By ERIN MAYES
The heat is on.
The new Tuolumne County General Plan Housing Element must be sent to the state by the end of the year. But first it has to be considered by the county's four planning commissions and adopted by the Board of Supervisors. With sessions in Jamestown and Groveland, commission hearings begin today.
The Housing Element is a document every county in the state must update to accommodate population growth projected through mid-2007.
Tuolumne County will need 3,852 new homes in the next four years, California's Department of Housing and Community Development has estimated. Of those, 899 must be made available to households with very low incomes families of four that earn $23,900 or less.
Almost 650 must be available to low-income households, which bring in from 50 to 80 percent of the county's median income of $47,800. And, almost 750 units must be available to moderate-income households, which earn from 80 to 120 percent of the median income. The remaining units would be available to people or families with incomes above the moderate level.
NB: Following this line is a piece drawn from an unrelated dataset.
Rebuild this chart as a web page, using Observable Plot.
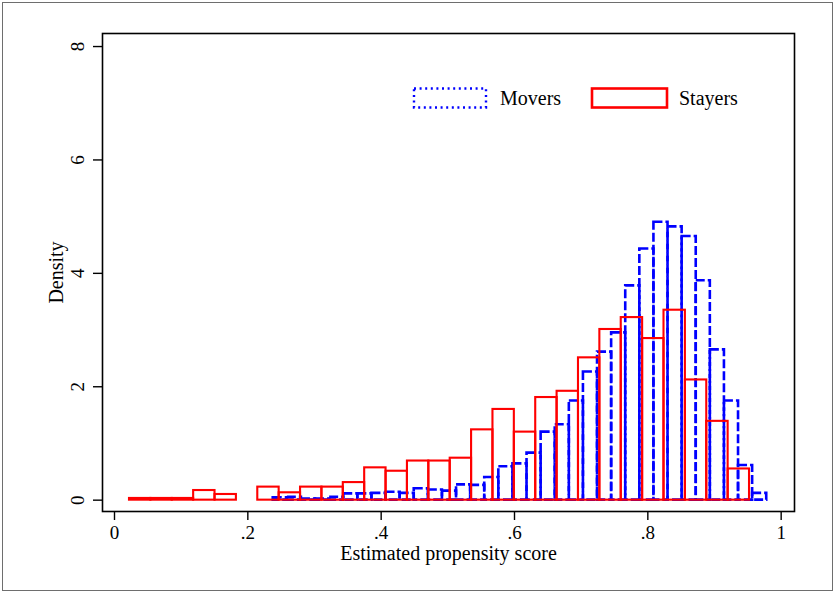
<!DOCTYPE html>
<html>
<head>
<meta charset="utf-8">
<script src="https://cdn.jsdelivr.net/npm/d3@7"></script>
<script src="https://cdn.jsdelivr.net/npm/@observablehq/plot@0.6"></script>
<style>
  html, body { margin: 0; padding: 0; background: #fff; }
  #wrap { position: relative; width: 836px; height: 593px; overflow: hidden; }
  #border { position: absolute; left: 2px; top: 2px; width: 829px; height: 587px; border: 1.6px solid #6e6e6e; pointer-events: none; }
  #legend { position: absolute; left: 0; top: 0; pointer-events: none; }
  svg text { font-family: "Liberation Serif", "Times New Roman", serif; }
</style>
</head>
<body>
<div id="wrap"><div id="border"></div></div>
<script>
// ---- data ----
const seriesNames = ["Movers", "Stayers"];
const seriesColors = ["#0000ff", "#ff0000"];

const moversBinStart = 0.2381;
const moversBinWidth = 0.02115;
const moversDensity = [0.04, 0.05, 0.02, 0.02, 0.05, 0.11, 0.11, 0.12, 0.14, 0.12,
  0.20, 0.18, 0.16, 0.27, 0.26, 0.40, 0.59, 0.64, 0.83, 1.20,
  1.33, 1.75, 2.26, 2.61, 2.95, 3.78, 4.43, 4.90, 4.82, 4.65,
  3.87, 2.65, 1.75, 0.61, 0.12];

const stayersBinStart = 0.0225;
const stayersBinWidth = 0.03207;
const stayersDensity = [0.03, 0.03, 0.03, 0.17, 0.10, 0, 0.23, 0.13, 0.23, 0.23,
  0.31, 0.57, 0.51, 0.69, 0.69, 0.74, 1.24, 1.60, 1.20, 1.81,
  1.92, 2.51, 3.01, 3.22, 2.85, 3.35, 2.12, 1.39, 0.55];

const xTicks = [0, 0.2, 0.4, 0.6, 0.8, 1];
const xTickLabels = ["0", ".2", ".4", ".6", ".8", "1"];
const yTicks = [0, 2, 4, 6, 8];
const xTitle = "Estimated propensity score";
const yTitle = "Density";

// ---- build bins ----
function bins(start, width, dens) {
  return dens.map((d, i) => ({x1: start + i * width, x2: start + (i + 1) * width, d}));
}
const movers = bins(moversBinStart, moversBinWidth, moversDensity);
const stayers = bins(stayersBinStart, stayersBinWidth, stayersDensity);

const font = "Liberation Serif";
const chart = Plot.plot({
  width: 836,
  height: 593,
  marginLeft: 102,
  marginRight: 42,
  marginTop: 33,
  marginBottom: 82,
  style: {fontFamily: font, background: "transparent"},
  x: {domain: [-0.018, 1.02]},
  y: {domain: [-0.2, 8.23]},
  marks: [
    Plot.rect(movers, {x1: "x1", x2: "x2", y1: 0, y2: "d", fill: "none",
      stroke: seriesColors[0], strokeWidth: 2.6, strokeDasharray: "9,3"}),
    Plot.rect(stayers, {x1: "x1", x2: "x2", y1: 0, y2: "d", fill: "none",
      stroke: seriesColors[1], strokeWidth: 2.1}),
    Plot.frame({stroke: "black", strokeWidth: 1.6}),
    Plot.axisX({ticks: xTicks, tickFormat: (d) => xTickLabels[xTicks.indexOf(d)],
      tickSize: 9, tickPadding: 5, fontSize: 19, label: null, stroke: "black", strokeWidth: 1.4}),
    Plot.axisY({ticks: yTicks, tickSize: 9, tickPadding: 10, tickRotate: -90,
      fontSize: 19, label: null, stroke: "black", strokeWidth: 1.4}),
    Plot.text([xTitle], {frameAnchor: "bottom", dy: 42, lineAnchor: "middle", textAnchor: "middle",
      fontSize: 20, fill: "black", text: d => d}),
    Plot.text([yTitle], {frameAnchor: "left", dx: -46, rotate: -90, lineAnchor: "middle", textAnchor: "middle",
      fontSize: 20, fill: "black", text: d => d})
  ]
});
document.getElementById("wrap").prepend(chart);

// ---- legend (inside plot region, upper right) ----
const leg = d3.select("#wrap").append("svg")
  .attr("id", "legend").attr("width", 836).attr("height", 593);
const items = [
  {x: 414, w: 72, dash: "2,3.6", sw: 2.4, tx: 500},
  {x: 592, w: 75, dash: null, sw: 2.6, tx: 679}
];
items.forEach((it, i) => {
  leg.append("rect").attr("x", it.x).attr("y", 88.5).attr("width", it.w).attr("height", 19)
    .attr("fill", "none").attr("stroke", seriesColors[i]).attr("stroke-width", it.sw)
    .attr("stroke-dasharray", it.dash);
  leg.append("text").attr("x", it.tx).attr("y", 98).attr("dy", "0.35em")
    .attr("font-size", 20).attr("fill", "black").text(seriesNames[i]);
});
</script>
</body>
</html>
The draft Housing Element includes an "inclusionary zoning ordinance" that might make affordable housing easier to find. It would require developers building five or more units to make between 10 and 20 percent of them available to buyers with very low to moderate incomes.
As an incentive to build more affordable homes, the Tuolumne County Board of Supervisors Planning Committee recommended in June that all affordable housing developments move to the top of the Community Development Department's priority list. This "fast track" policy is also part of the proposed new Housing Element.
Also up for approval is a Housing Element section that would allow homeowners to rent "granny units" in their homes without meeting the county's density requirements.